## AIM
Reproduce the listing below character for character; drop every image.

------------------------------------------------

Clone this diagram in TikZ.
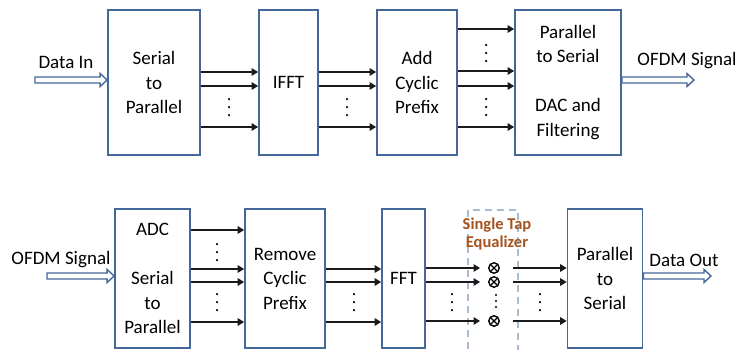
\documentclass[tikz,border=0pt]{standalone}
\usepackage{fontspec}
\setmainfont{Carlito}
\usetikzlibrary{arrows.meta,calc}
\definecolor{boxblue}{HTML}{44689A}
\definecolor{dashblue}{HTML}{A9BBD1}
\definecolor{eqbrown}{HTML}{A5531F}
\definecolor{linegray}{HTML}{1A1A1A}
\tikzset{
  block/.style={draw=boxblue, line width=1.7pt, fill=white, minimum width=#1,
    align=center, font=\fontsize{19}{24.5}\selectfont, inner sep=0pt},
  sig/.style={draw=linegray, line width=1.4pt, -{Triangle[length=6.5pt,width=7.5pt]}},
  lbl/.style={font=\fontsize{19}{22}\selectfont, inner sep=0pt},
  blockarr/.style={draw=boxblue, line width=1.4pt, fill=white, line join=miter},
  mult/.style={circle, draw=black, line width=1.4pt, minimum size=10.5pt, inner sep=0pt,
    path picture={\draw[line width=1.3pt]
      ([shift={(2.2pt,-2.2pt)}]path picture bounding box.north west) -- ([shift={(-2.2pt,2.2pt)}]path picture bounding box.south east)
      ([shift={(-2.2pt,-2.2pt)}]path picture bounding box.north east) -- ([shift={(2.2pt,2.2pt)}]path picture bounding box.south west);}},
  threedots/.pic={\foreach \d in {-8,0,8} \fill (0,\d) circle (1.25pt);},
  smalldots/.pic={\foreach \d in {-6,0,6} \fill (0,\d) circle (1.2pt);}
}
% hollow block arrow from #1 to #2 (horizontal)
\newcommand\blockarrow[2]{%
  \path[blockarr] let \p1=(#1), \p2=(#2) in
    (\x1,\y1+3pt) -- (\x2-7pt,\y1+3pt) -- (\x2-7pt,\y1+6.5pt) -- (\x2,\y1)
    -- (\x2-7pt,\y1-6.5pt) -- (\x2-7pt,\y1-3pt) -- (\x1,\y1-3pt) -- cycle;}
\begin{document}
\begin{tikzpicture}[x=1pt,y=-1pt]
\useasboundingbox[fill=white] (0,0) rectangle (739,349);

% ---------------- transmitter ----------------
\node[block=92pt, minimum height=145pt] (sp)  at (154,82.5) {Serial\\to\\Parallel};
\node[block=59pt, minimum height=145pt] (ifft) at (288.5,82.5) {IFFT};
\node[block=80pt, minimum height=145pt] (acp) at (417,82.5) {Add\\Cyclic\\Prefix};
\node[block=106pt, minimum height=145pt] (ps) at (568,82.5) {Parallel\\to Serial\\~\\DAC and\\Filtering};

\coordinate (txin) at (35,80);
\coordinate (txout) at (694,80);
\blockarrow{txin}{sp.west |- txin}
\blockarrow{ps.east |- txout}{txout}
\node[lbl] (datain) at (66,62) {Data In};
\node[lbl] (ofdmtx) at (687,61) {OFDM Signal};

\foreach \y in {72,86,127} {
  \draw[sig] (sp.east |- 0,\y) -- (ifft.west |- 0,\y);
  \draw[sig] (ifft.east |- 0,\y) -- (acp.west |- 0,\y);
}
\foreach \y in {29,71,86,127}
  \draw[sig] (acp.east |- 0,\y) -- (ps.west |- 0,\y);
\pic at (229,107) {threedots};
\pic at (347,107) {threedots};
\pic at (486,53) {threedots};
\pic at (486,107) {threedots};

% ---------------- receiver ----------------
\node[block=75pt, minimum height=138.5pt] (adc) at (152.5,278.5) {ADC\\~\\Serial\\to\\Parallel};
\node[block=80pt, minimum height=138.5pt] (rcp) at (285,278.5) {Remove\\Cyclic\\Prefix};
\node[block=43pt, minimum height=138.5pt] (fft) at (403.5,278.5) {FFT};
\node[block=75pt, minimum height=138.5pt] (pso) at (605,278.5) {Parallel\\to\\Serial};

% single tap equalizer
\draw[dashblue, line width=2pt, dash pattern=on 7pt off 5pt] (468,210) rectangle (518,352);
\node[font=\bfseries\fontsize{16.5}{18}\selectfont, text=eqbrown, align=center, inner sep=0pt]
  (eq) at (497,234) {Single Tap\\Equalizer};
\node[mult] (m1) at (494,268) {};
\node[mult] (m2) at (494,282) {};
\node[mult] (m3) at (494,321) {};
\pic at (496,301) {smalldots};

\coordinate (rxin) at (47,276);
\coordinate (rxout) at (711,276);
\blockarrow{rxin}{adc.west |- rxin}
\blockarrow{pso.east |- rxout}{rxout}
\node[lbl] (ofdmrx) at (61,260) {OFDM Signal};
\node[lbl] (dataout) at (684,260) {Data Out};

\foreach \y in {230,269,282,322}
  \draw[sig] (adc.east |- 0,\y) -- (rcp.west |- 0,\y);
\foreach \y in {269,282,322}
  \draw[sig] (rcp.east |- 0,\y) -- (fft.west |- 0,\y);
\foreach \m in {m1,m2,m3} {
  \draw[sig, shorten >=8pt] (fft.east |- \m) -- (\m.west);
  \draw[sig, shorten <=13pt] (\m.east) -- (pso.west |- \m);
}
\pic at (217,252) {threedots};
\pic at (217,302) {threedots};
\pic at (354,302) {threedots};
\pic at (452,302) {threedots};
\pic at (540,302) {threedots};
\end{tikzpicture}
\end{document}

------------------------------------------------

## SOLUTION TO THIS TASK
Clone this diagram in TikZ.
\documentclass[tikz,border=0pt]{standalone}
\usepackage{fontspec}
\setmainfont{Carlito}
\usetikzlibrary{arrows.meta,calc}
\definecolor{boxblue}{HTML}{44689A}
\definecolor{dashblue}{HTML}{A9BBD1}
\definecolor{eqbrown}{HTML}{A5531F}
\definecolor{linegray}{HTML}{1A1A1A}
\tikzset{
  block/.style={draw=boxblue, line width=1.7pt, fill=white, minimum width=#1,
    align=center, font=\fontsize{19}{24.5}\selectfont, inner sep=0pt},
  sig/.style={draw=linegray, line width=1.4pt, -{Triangle[length=6.5pt,width=7.5pt]}},
  lbl/.style={font=\fontsize{19}{22}\selectfont, inner sep=0pt},
  blockarr/.style={draw=boxblue, line width=1.4pt, fill=white, line join=miter},
  mult/.style={circle, draw=black, line width=1.4pt, minimum size=10.5pt, inner sep=0pt,
    path picture={\draw[line width=1.3pt]
      ([shift={(2.2pt,-2.2pt)}]path picture bounding box.north west) -- ([shift={(-2.2pt,2.2pt)}]path picture bounding box.south east)
      ([shift={(-2.2pt,-2.2pt)}]path picture bounding box.north east) -- ([shift={(2.2pt,2.2pt)}]path picture bounding box.south west);}},
  threedots/.pic={\foreach \d in {-8,0,8} \fill (0,\d) circle (1.25pt);},
  smalldots/.pic={\foreach \d in {-6,0,6} \fill (0,\d) circle (1.2pt);}
}
% hollow block arrow from #1 to #2 (horizontal)
\newcommand\blockarrow[2]{%
  \path[blockarr] let \p1=(#1), \p2=(#2) in
    (\x1,\y1+3pt) -- (\x2-7pt,\y1+3pt) -- (\x2-7pt,\y1+6.5pt) -- (\x2,\y1)
    -- (\x2-7pt,\y1-6.5pt) -- (\x2-7pt,\y1-3pt) -- (\x1,\y1-3pt) -- cycle;}
\begin{document}
\begin{tikzpicture}[x=1pt,y=-1pt]
\useasboundingbox[fill=white] (0,0) rectangle (739,349);

% ---------------- transmitter ----------------
\node[block=92pt, minimum height=145pt] (sp)  at (154,82.5) {Serial\\to\\Parallel};
\node[block=59pt, minimum height=145pt] (ifft) at (288.5,82.5) {IFFT};
\node[block=80pt, minimum height=145pt] (acp) at (417,82.5) {Add\\Cyclic\\Prefix};
\node[block=106pt, minimum height=145pt] (ps) at (568,82.5) {Parallel\\to Serial\\~\\DAC and\\Filtering};

\coordinate (txin) at (35,80);
\coordinate (txout) at (694,80);
\blockarrow{txin}{sp.west |- txin}
\blockarrow{ps.east |- txout}{txout}
\node[lbl] (datain) at (66,62) {Data In};
\node[lbl] (ofdmtx) at (687,61) {OFDM Signal};

\foreach \y in {72,86,127} {
  \draw[sig] (sp.east |- 0,\y) -- (ifft.west |- 0,\y);
  \draw[sig] (ifft.east |- 0,\y) -- (acp.west |- 0,\y);
}
\foreach \y in {29,71,86,127}
  \draw[sig] (acp.east |- 0,\y) -- (ps.west |- 0,\y);
\pic at (229,107) {threedots};
\pic at (347,107) {threedots};
\pic at (486,53) {threedots};
\pic at (486,107) {threedots};

% ---------------- receiver ----------------
\node[block=75pt, minimum height=138.5pt] (adc) at (152.5,278.5) {ADC\\~\\Serial\\to\\Parallel};
\node[block=80pt, minimum height=138.5pt] (rcp) at (285,278.5) {Remove\\Cyclic\\Prefix};
\node[block=43pt, minimum height=138.5pt] (fft) at (403.5,278.5) {FFT};
\node[block=75pt, minimum height=138.5pt] (pso) at (605,278.5) {Parallel\\to\\Serial};

% single tap equalizer
\draw[dashblue, line width=2pt, dash pattern=on 7pt off 5pt] (468,210) rectangle (518,352);
\node[font=\bfseries\fontsize{16.5}{18}\selectfont, text=eqbrown, align=center, inner sep=0pt]
  (eq) at (497,234) {Single Tap\\Equalizer};
\node[mult] (m1) at (494,268) {};
\node[mult] (m2) at (494,282) {};
\node[mult] (m3) at (494,321) {};
\pic at (496,301) {smalldots};

\coordinate (rxin) at (47,276);
\coordinate (rxout) at (711,276);
\blockarrow{rxin}{adc.west |- rxin}
\blockarrow{pso.east |- rxout}{rxout}
\node[lbl] (ofdmrx) at (61,260) {OFDM Signal};
\node[lbl] (dataout) at (684,260) {Data Out};

\foreach \y in {230,269,282,322}
  \draw[sig] (adc.east |- 0,\y) -- (rcp.west |- 0,\y);
\foreach \y in {269,282,322}
  \draw[sig] (rcp.east |- 0,\y) -- (fft.west |- 0,\y);
\foreach \m in {m1,m2,m3} {
  \draw[sig, shorten >=8pt] (fft.east |- \m) -- (\m.west);
  \draw[sig, shorten <=13pt] (\m.east) -- (pso.west |- \m);
}
\pic at (217,252) {threedots};
\pic at (217,302) {threedots};
\pic at (354,302) {threedots};
\pic at (452,302) {threedots};
\pic at (540,302) {threedots};
\end{tikzpicture}
\end{document}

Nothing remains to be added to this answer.